Con mano diestra, realizó una incisión en Y, desde las clavículas hasta el pubis. Cortó las costillas con la sierra y todo el contenido visceral de ambas cavidades quedó expuesto. A Ken le recordó una de esas láminas que aparecían en los libros de anatomía. El forense se movía con rapidez. Extirpó de cuajo los metros de intestino delgado que colgaban del peritoneo. Asimismo, extrajo el hígado y el bazo. En el tórax, tomó el corazón en su mano y clavó hábilmente una aguja en su punta. A continuación, aspiró con una jeringa
y
salió sangre oscura.

—¿Qué haces? —preguntó Ken.

—Tomo muestras para toxicología. La sangre, siempre del corazón. Es donde hay más y está menos contaminada.

A continuación, clavó otra aguja en la vejiga urinaria y extrajo orina.
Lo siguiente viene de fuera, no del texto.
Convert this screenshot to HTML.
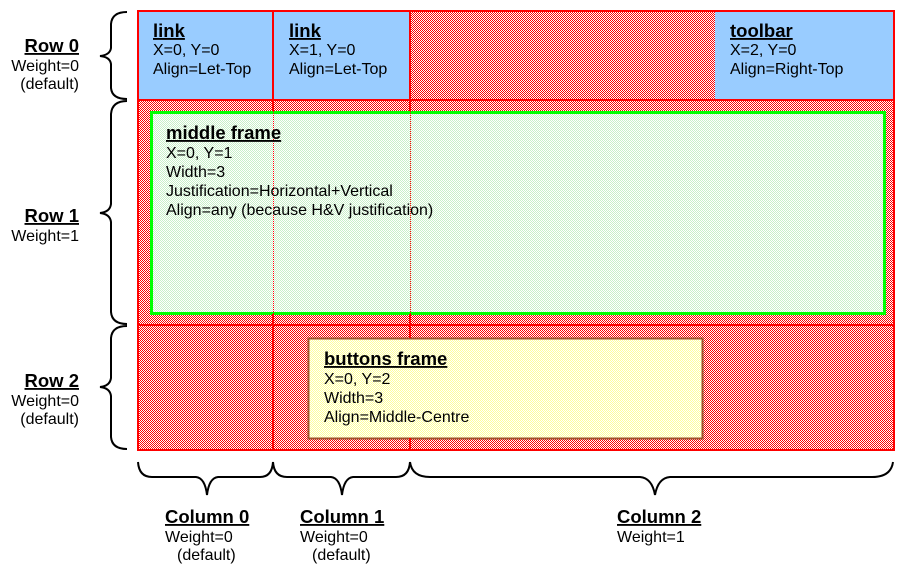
<!DOCTYPE html>
<html><head><meta charset="utf-8"><style>
html,body{margin:0;padding:0;background:#fff;}
svg{display:block;font-family:"Liberation Sans",Arial,sans-serif;}
.h{font-size:18.5px;font-weight:bold;text-decoration:underline;}
.t{font-size:16px;}
</style></head><body>
<svg width="906" height="576" viewBox="0 0 906 576" xmlns="http://www.w3.org/2000/svg">
<defs>
<pattern id="red" width="2" height="2" patternUnits="userSpaceOnUse">
<rect width="2" height="2" fill="#fff"/><rect width="1" height="1" fill="#f00"/><rect x="1" y="1" width="1" height="1" fill="#f00"/></pattern>
<pattern id="grn" width="2" height="2" patternUnits="userSpaceOnUse">
<rect width="2" height="2" fill="#fff"/><rect width="1" height="1" fill="#c8f0c8"/><rect x="1" y="1" width="1" height="1" fill="#c8f0c8"/></pattern>
<pattern id="yel" width="2" height="2" patternUnits="userSpaceOnUse">
<rect width="2" height="2" fill="#fff"/><rect width="1" height="1" fill="#ffff99"/><rect x="1" y="1" width="1" height="1" fill="#ffff99"/></pattern>
</defs>
<rect x="138" y="11" width="756" height="439" fill="url(#red)"/>
<rect x="138" y="11" width="272" height="89" fill="#99ccff"/>
<rect x="715" y="11" width="179" height="89" fill="#99ccff"/>
<rect x="151.5" y="112.5" width="733" height="201" fill="url(#grn)" stroke="#00ff00" stroke-width="3"/>
<rect x="308.5" y="338.5" width="394" height="100" fill="url(#yel)" stroke="#a0522d" stroke-width="2"/>
<g stroke="#f00" stroke-width="2" fill="none">
<rect x="138" y="11" width="756" height="439"/>
<line x1="138" y1="100" x2="894" y2="100"/>
<line x1="138" y1="325" x2="894" y2="325"/>
<line x1="273" y1="11" x2="273" y2="111"/>
<line x1="410" y1="11" x2="410" y2="111"/>
<line x1="273" y1="314" x2="273" y2="450"/>
<line x1="410" y1="314" x2="410" y2="338"/>
<line x1="410" y1="438" x2="410" y2="450"/>
</g>
<g stroke="#f00" stroke-width="1" stroke-dasharray="1,1">
<line x1="273.5" y1="111" x2="273.5" y2="314"/>
<line x1="410.5" y1="111" x2="410.5" y2="314"/>
</g>
<text x="153" y="37" class="h">link</text>
<text x="153" y="55" class="t">X=0, Y=0</text>
<text x="153" y="74" class="t">Align=Let-Top</text>
<text x="289" y="37" class="h">link</text>
<text x="289" y="55" class="t">X=1, Y=0</text>
<text x="289" y="74" class="t">Align=Let-Top</text>
<text x="730" y="37" class="h">toolbar</text>
<text x="730" y="55" class="t">X=2, Y=0</text>
<text x="730" y="74" class="t">Align=Right-Top</text>
<text x="166" y="139" class="h">middle frame</text>
<text x="166" y="158" class="t">X=0, Y=1</text>
<text x="166" y="177" class="t">Width=3</text>
<text x="166" y="196" class="t">Justification=Horizontal+Vertical</text>
<text x="166" y="215" class="t">Align=any (because H&amp;V justification)</text>
<text x="324" y="365" class="h">buttons frame</text>
<text x="324" y="384" class="t">X=0, Y=2</text>
<text x="324" y="403" class="t">Width=3</text>
<text x="324" y="422" class="t">Align=Middle-Centre</text>
<g stroke="#000" stroke-width="2" fill="none">
<path d="M127,12 Q112,12 111,24 L111,48 Q110,55 100,56 Q110,57 111,64 L111,88 Q112,99 127,99"/>
<path d="M127,101 Q112,101 111,114 L111,204 Q110,212 100,213 Q110,214 111,222 L111,312 Q112,324 127,324"/>
<path d="M127,326 Q112,326 111,338 L111,378 Q110,386 100,387 Q110,388 111,396 L111,437 Q112,449 127,449"/>
<path d="M138,462 Q139,477 152,477 L196,477 Q205,478 207,495 Q209,478 218,477 L260,477 Q272,477 273,462"/>
<path d="M273,462 Q274,477 287,477 L331,477 Q340,478 342,495 Q344,478 353,477 L396,477 Q409,477 410,462"/>
<path d="M410,462 Q412,477 430,477 L640,477 Q652,478 655,495 Q658,478 670,477 L872,477 Q891,477 893,462"/>
</g>
<g text-anchor="end">
<text x="79" y="52" class="h">Row 0</text>
<text x="79" y="71" class="t">Weight=0</text>
<text x="79" y="89" class="t">(default)</text>
<text x="79" y="222" class="h">Row 1</text>
<text x="79" y="241" class="t">Weight=1</text>
<text x="79" y="387" class="h">Row 2</text>
<text x="79" y="406" class="t">Weight=0</text>
<text x="79" y="424" class="t">(default)</text>
</g>
<text x="165" y="523" class="h">Column 0</text>
<text x="165" y="542" class="t">Weight=0</text>
<text x="177" y="560" class="t">(default)</text>
<text x="300" y="523" class="h">Column 1</text>
<text x="300" y="542" class="t">Weight=0</text>
<text x="312" y="560" class="t">(default)</text>
<text x="617" y="523" class="h">Column 2</text>
<text x="617" y="542" class="t">Weight=1</text>
</svg>
</body></html>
—También para examen toxicológico. Hay que comparar la sangre con la orina.

—¿Para qué?

—Bien, todo lo que circula por la sangre acaba saliendo por la orina, a no ser que sea metabolizado por el hígado. Pero, aun en este caso, se pueden encontrar metabolitos, productos de degradación de la sustancia, que nos pueden dar una pista. En el caso de las drogas, tardan unas setenta y dos horas en excretarse por la orina. En el consumidor habitual, la concentración en orina es alta, pero en el caso de una única dosis que resulta letal, aparecerá una concentración alta en la sangre y mínima en la orina, porque no ha tenido tiempo de llegar a eliminarse por los riñones.